Thank God, I have finally got a day, (or night), off from the humdrum and incredibly average routine of the dreaded "berp". Albeit it is only one night before I am back for 2 more nights of serving drunks and being awake at stupid o'clock. I have to keep on thinking of the money, and being an adult about it all.
I am quite pleased at how I have held out this past week. My chewbacca impression has worn off slightly, meaning I am recovering from SARS, which apparently is a rare event, and I am well on my way back to full fitness. I am pleased how I didn't give in, and went to work anyway, even sacrificing the final weekend of the cricket season so I could make it, and I think everyone at work seemed to appreciate the effort aswell, given we are dangerously short-staffed at the moment. I think the "old me", would not have been so... committed? Is that the right word? I know the "old me" would have put social events before work, citing enjoyment and mental sanity as the reason, but I suppose I have matured in the past couple of years when it comes to working. I know it has to be done, so this is a good thing as we enter the "University Month".

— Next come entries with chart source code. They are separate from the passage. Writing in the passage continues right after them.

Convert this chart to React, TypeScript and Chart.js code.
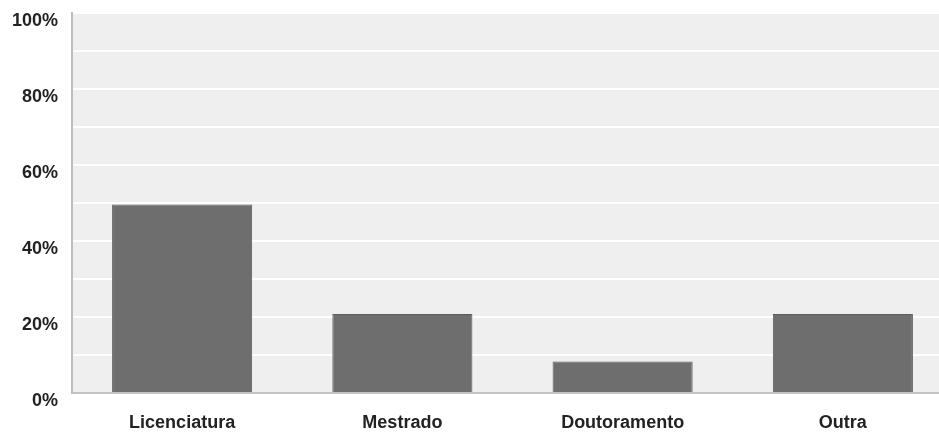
import React, { useEffect, useRef } from "react";
import { Chart, registerables } from "chart.js";

Chart.register(...registerables);

const categories = ["Licenciatura", "Mestrado", "Doutoramento", "Outra"];
const values = [49.6, 20.8, 8.3, 20.8];
const yTickLabels = [0, 20, 40, 60, 80, 100];

const plotBg = {
  id: "plotBg",
  beforeDraw(chart: any) {
    const { ctx, chartArea } = chart;
    ctx.save();
    ctx.fillStyle = "#efefef";
    ctx.fillRect(chartArea.left, chartArea.top, chartArea.right - chartArea.left, chartArea.bottom - chartArea.top);
    ctx.restore();
  },
};

const fontSpec = { family: "'Liberation Sans', Arial, sans-serif", size: 18, weight: "bold" as const };

export default function App() {
  const ref = useRef<HTMLCanvasElement | null>(null);
  useEffect(() => {
    document.body.style.margin = "0";
    document.body.style.overflow = "hidden";
    const chart = new Chart(ref.current!, {
      type: "bar",
      data: {
        labels: categories,
        datasets: [
          {
            data: values,
            backgroundColor: "#6e6e6e",
            borderColor: "#5c5c5c",
            borderWidth: 1,
            categoryPercentage: 1,
            barPercentage: 0.636,
          },
        ],
      },
      options: {
        animation: false,
        responsive: false,
        maintainAspectRatio: false,
        layout: { padding: { top: 13, right: 7, left: 0, bottom: 0 } },
        plugins: { legend: { display: false }, tooltip: { enabled: false } },
        scales: {
          x: {
            grid: { display: false, drawTicks: false },
            border: { color: "#c4c4c4", width: 2 },
            ticks: {
              color: "#222222",
              font: fontSpec,
              padding: 19,
              maxRotation: 0,
            },
            afterFit: (s: any) => {
              s.height = 41;
              s.paddingLeft = 0;
              s.paddingRight = 0;
            },
          },
          y: {
            min: 0,
            max: 100,
            grid: { color: "#ffffff", lineWidth: 2, drawTicks: false },
            border: { color: "#bdbdbd", width: 2 },
            ticks: {
              stepSize: 10,
              color: "#222222",
              padding: 14,
              labelOffset: 8,
              font: fontSpec,
              callback: (v: any) => (yTickLabels.includes(Number(v)) ? v + "%" : ""),
            },
            afterFit: (s: any) => {
              s.width = 72;
              s.paddingTop = 0;
              s.paddingBottom = 0;
            },
          },
        },
      },
      plugins: [plotBg],
    });
    return () => chart.destroy();
  }, []);
  return (
    <div style={{ position: "absolute", left: 0, top: 0, width: 960, height: 434 }}>
      <canvas ref={ref} width={960} height={434} style={{ display: "block" }} />
    </div>
  );
}
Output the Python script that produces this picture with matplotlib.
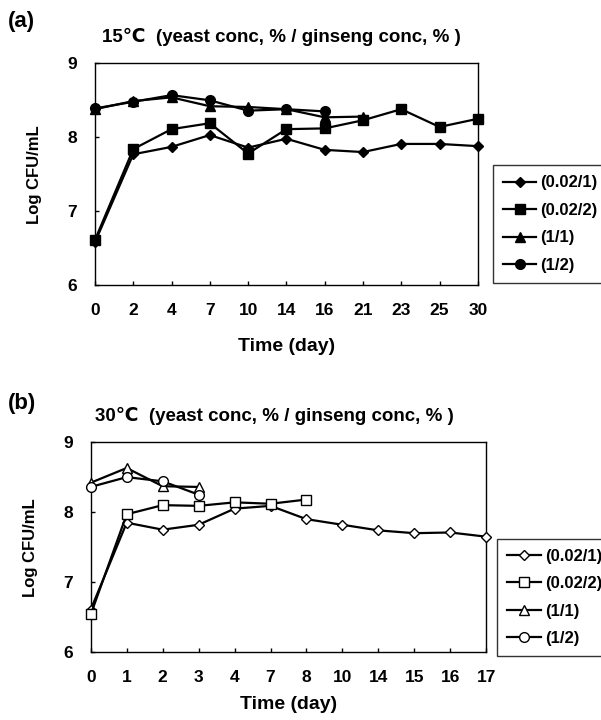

Preperations are going OK I suppose.. I have set up my account, sorted online enrolment, bought a few things, (although much more needs to be done on that front), and everything with accommodation and student finance is cushty. The only problem I seem to be having is finding a suitable enough photo for my NatWest Railcard and Student Card. They ask for a 'passport-style' photograph, but every single one of the 1,154 photographs that are plastered, somewhat embarrassingly, on my facebook profile, are most definitely not suitable. Most of these pictures, bar a couple of football snaps and the like, are of me horribly drunk, and apparently this is "not suitable". Trying to take a photo, without any sort of camera for a few days, is, well, impossible, so this is the only challenge that remains in my way before I actually leave. Many more challenges will come my way, but I am confident I will overcome them.
Today? Well, seeing as I've just woken up after a few hours of average kip, I suppose I'd better make the most of it! I leave for a round of golf with Beddoe and the Run Machine in a bit, and seeing that Summer has decided to join us for the occasion, I'm guessing, despite my probable disability with a golf bat, it's going to be a good laugh. Later I join Kettle and probably the Birthday Boy, (Magic Man), for a pub quiz that may or may not be happening given the quizmaster is maybe on holiday. Even if it isn't though, I imagine we will go to the pub to celebrate Magic Man's departure from the teens into true adulthood. Then, I'm guessing, I will collapse to sleep. Ok, it will put me in completely the wrong sleeping pattern, but it will be good to actually sleep when it's dark!
There's not really any point in telling you any stories from work, unless you count the pair of troublesome drunks that came in at impossible o'clock last night. I went to school with one of them, and can tell you now, he is a complete ****. So much so, that when they finally left, staggering out the doors to "carry on getting pissed init", he left his provisional driving licence behind. He and his gangster friend had annoyed me so much, that I grabbed a pair of scissors and spent the next 20 minutes cutting it into small pieces and then threw the small pieces into a black binbag. That'll teach him to be an idiot, and in fairness, I've done his liver a favour, as I doubt he'll be heading out into town without any ID! That's about as good as it gets I'm afraid...
Right now though, I'm going to prepare for golf. It almost feels weird being awake at a normal time of day given the past week or so... But I shall enjoy every minute of it, despite my obvious tiredness.